» SET EXERCISE:
Everything from the first line of the data below through the line that contains "var yMinorTicks = [-0.05, 0.05, 0.15, 0.25, 0.35, 0.45, 0.55];" should be written out exactly, please, and nothing more; the pictures stay out.

-- Start --

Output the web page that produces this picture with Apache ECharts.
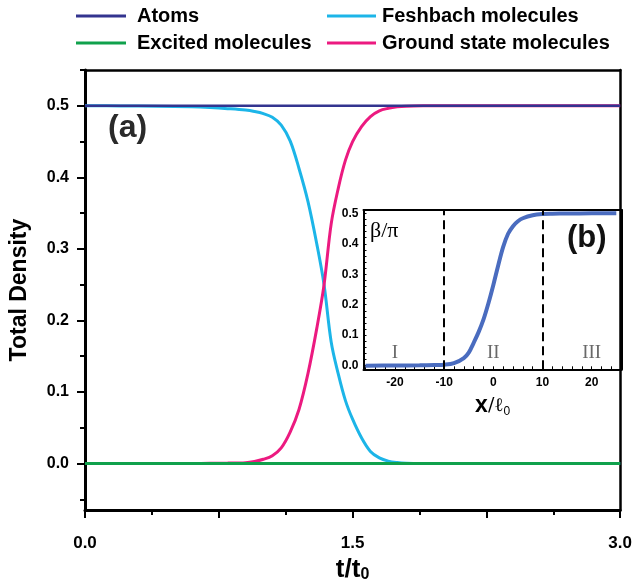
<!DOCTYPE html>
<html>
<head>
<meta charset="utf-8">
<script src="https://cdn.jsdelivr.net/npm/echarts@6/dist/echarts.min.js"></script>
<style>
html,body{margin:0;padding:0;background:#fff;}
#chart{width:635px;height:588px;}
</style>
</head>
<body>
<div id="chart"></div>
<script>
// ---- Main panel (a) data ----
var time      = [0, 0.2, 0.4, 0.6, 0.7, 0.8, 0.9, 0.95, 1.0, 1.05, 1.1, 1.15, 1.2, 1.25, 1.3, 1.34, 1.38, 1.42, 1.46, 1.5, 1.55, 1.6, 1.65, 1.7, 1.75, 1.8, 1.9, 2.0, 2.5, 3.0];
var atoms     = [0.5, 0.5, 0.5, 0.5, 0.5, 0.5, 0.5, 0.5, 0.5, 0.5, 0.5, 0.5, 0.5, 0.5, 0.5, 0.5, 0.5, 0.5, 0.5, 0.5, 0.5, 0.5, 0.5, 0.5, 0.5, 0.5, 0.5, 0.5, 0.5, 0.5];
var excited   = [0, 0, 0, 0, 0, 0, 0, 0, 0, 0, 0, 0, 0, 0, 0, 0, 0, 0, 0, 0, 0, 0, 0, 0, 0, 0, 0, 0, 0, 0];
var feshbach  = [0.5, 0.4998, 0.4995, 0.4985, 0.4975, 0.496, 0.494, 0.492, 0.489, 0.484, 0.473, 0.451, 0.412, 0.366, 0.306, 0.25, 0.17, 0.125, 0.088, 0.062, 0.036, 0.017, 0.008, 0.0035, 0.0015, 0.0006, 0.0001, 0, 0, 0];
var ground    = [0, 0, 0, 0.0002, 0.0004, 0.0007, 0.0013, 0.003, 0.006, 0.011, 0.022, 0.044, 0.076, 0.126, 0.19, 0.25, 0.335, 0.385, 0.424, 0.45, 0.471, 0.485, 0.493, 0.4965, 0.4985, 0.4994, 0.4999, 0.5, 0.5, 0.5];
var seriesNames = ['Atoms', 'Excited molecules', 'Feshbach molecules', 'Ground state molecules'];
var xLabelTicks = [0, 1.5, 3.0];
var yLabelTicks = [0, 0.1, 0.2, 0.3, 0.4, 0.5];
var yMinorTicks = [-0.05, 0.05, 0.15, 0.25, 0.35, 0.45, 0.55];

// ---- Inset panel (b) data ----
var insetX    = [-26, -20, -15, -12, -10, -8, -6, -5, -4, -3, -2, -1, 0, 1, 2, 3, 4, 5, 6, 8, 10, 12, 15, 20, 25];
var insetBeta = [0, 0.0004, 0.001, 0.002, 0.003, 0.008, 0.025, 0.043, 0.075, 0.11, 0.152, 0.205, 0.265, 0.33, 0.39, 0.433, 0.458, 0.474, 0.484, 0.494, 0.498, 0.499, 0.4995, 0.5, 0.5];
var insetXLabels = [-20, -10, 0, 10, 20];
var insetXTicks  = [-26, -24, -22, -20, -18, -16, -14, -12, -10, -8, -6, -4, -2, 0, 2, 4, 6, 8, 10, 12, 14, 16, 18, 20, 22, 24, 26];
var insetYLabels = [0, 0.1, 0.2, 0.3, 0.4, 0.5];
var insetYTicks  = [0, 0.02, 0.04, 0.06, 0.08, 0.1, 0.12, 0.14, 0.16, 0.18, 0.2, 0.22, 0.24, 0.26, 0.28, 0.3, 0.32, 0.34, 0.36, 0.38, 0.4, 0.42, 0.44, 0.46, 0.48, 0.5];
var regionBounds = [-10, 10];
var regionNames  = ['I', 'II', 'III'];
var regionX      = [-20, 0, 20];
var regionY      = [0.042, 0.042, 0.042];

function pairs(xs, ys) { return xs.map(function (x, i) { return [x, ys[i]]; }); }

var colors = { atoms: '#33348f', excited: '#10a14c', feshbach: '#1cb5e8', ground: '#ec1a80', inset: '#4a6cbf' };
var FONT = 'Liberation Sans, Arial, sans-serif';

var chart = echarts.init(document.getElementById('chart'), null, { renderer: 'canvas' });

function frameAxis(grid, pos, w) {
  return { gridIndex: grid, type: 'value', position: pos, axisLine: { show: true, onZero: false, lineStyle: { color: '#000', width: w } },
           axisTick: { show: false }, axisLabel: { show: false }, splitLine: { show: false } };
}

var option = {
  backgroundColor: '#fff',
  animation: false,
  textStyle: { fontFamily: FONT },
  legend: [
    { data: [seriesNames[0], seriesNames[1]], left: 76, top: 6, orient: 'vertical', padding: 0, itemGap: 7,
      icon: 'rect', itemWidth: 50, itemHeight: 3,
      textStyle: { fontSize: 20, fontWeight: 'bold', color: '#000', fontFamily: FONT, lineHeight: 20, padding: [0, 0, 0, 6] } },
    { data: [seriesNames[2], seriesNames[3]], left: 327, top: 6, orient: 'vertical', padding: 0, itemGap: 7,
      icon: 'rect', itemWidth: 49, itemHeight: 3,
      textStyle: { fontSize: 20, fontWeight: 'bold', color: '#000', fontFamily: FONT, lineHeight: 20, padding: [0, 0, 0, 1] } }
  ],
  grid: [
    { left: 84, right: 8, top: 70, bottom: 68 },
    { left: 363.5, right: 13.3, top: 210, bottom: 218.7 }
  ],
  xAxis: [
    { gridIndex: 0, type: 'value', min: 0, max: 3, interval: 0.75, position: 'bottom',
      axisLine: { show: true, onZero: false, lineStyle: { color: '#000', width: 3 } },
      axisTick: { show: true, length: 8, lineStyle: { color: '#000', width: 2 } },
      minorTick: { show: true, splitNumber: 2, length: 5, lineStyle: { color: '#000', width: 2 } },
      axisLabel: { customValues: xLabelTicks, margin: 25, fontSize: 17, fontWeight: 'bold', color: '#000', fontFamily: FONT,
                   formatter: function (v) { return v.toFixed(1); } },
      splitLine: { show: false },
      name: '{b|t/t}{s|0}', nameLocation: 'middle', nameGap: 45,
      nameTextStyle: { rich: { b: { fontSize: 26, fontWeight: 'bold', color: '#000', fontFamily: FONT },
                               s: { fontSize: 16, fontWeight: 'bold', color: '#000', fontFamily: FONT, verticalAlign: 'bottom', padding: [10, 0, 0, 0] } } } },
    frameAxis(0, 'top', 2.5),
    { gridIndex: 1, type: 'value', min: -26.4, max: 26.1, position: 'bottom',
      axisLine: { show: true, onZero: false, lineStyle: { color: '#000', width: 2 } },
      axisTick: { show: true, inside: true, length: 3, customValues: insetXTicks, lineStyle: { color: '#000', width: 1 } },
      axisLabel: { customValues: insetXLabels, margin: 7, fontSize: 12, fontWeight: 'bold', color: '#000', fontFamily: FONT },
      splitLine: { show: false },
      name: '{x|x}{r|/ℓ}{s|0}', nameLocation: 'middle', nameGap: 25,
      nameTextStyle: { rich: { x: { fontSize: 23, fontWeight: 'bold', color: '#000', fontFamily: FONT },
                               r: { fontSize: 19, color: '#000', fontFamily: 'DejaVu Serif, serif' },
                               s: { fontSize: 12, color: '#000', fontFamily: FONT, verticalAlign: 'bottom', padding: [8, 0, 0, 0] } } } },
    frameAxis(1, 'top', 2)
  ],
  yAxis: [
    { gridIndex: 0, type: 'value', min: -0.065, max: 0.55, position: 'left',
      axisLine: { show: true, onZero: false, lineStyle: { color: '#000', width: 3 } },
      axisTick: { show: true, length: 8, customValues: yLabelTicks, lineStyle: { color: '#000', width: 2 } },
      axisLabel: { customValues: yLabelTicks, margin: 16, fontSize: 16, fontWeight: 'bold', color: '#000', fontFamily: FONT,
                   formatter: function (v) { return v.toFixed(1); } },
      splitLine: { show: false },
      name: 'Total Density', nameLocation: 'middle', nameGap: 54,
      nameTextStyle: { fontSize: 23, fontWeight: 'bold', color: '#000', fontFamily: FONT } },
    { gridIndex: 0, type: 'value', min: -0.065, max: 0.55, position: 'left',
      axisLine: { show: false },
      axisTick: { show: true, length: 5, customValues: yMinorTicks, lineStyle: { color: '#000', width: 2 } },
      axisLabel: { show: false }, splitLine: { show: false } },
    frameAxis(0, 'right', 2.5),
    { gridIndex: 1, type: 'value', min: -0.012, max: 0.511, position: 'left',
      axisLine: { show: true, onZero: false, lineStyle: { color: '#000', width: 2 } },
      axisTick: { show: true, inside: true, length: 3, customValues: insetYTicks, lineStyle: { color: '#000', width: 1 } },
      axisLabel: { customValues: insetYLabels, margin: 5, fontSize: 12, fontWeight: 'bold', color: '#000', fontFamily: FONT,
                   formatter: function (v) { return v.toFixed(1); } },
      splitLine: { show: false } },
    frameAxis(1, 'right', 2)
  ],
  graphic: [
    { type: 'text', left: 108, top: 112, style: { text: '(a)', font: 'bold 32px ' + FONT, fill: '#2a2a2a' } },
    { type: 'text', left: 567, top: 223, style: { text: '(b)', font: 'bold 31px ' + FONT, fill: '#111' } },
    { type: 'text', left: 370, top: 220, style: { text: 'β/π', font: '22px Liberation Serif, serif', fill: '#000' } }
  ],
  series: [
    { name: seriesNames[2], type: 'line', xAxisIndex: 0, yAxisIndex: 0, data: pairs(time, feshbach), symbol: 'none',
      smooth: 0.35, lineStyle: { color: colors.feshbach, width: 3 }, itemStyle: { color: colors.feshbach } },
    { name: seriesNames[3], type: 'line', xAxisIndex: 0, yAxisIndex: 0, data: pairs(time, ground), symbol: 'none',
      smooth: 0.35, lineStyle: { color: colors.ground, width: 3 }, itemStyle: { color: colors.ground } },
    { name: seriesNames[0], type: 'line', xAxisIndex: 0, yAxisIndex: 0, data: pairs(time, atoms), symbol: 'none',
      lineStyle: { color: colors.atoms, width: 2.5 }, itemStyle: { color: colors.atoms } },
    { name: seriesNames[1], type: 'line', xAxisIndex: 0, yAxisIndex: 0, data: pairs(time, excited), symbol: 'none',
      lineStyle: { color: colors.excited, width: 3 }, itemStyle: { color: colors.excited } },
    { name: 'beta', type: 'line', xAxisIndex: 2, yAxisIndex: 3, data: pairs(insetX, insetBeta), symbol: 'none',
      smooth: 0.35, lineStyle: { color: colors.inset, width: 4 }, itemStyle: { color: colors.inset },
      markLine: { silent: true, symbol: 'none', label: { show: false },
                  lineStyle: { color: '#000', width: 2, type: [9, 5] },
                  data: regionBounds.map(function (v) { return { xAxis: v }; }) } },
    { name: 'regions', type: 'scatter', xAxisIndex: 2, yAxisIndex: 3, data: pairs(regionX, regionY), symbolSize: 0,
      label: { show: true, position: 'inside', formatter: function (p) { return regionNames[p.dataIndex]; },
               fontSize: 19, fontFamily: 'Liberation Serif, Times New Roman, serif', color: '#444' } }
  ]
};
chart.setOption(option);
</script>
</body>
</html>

-- End --

» RESPONSE FOR THIS EXERCISE:
Output the web page that produces this picture with Apache ECharts.
<!DOCTYPE html>
<html>
<head>
<meta charset="utf-8">
<script src="https://cdn.jsdelivr.net/npm/echarts@6/dist/echarts.min.js"></script>
<style>
html,body{margin:0;padding:0;background:#fff;}
#chart{width:635px;height:588px;}
</style>
</head>
<body>
<div id="chart"></div>
<script>
// ---- Main panel (a) data ----
var time      = [0, 0.2, 0.4, 0.6, 0.7, 0.8, 0.9, 0.95, 1.0, 1.05, 1.1, 1.15, 1.2, 1.25, 1.3, 1.34, 1.38, 1.42, 1.46, 1.5, 1.55, 1.6, 1.65, 1.7, 1.75, 1.8, 1.9, 2.0, 2.5, 3.0];
var atoms     = [0.5, 0.5, 0.5, 0.5, 0.5, 0.5, 0.5, 0.5, 0.5, 0.5, 0.5, 0.5, 0.5, 0.5, 0.5, 0.5, 0.5, 0.5, 0.5, 0.5, 0.5, 0.5, 0.5, 0.5, 0.5, 0.5, 0.5, 0.5, 0.5, 0.5];
var excited   = [0, 0, 0, 0, 0, 0, 0, 0, 0, 0, 0, 0, 0, 0, 0, 0, 0, 0, 0, 0, 0, 0, 0, 0, 0, 0, 0, 0, 0, 0];
var feshbach  = [0.5, 0.4998, 0.4995, 0.4985, 0.4975, 0.496, 0.494, 0.492, 0.489, 0.484, 0.473, 0.451, 0.412, 0.366, 0.306, 0.25, 0.17, 0.125, 0.088, 0.062, 0.036, 0.017, 0.008, 0.0035, 0.0015, 0.0006, 0.0001, 0, 0, 0];
var ground    = [0, 0, 0, 0.0002, 0.0004, 0.0007, 0.0013, 0.003, 0.006, 0.011, 0.022, 0.044, 0.076, 0.126, 0.19, 0.25, 0.335, 0.385, 0.424, 0.45, 0.471, 0.485, 0.493, 0.4965, 0.4985, 0.4994, 0.4999, 0.5, 0.5, 0.5];
var seriesNames = ['Atoms', 'Excited molecules', 'Feshbach molecules', 'Ground state molecules'];
var xLabelTicks = [0, 1.5, 3.0];
var yLabelTicks = [0, 0.1, 0.2, 0.3, 0.4, 0.5];
var yMinorTicks = [-0.05, 0.05, 0.15, 0.25, 0.35, 0.45, 0.55];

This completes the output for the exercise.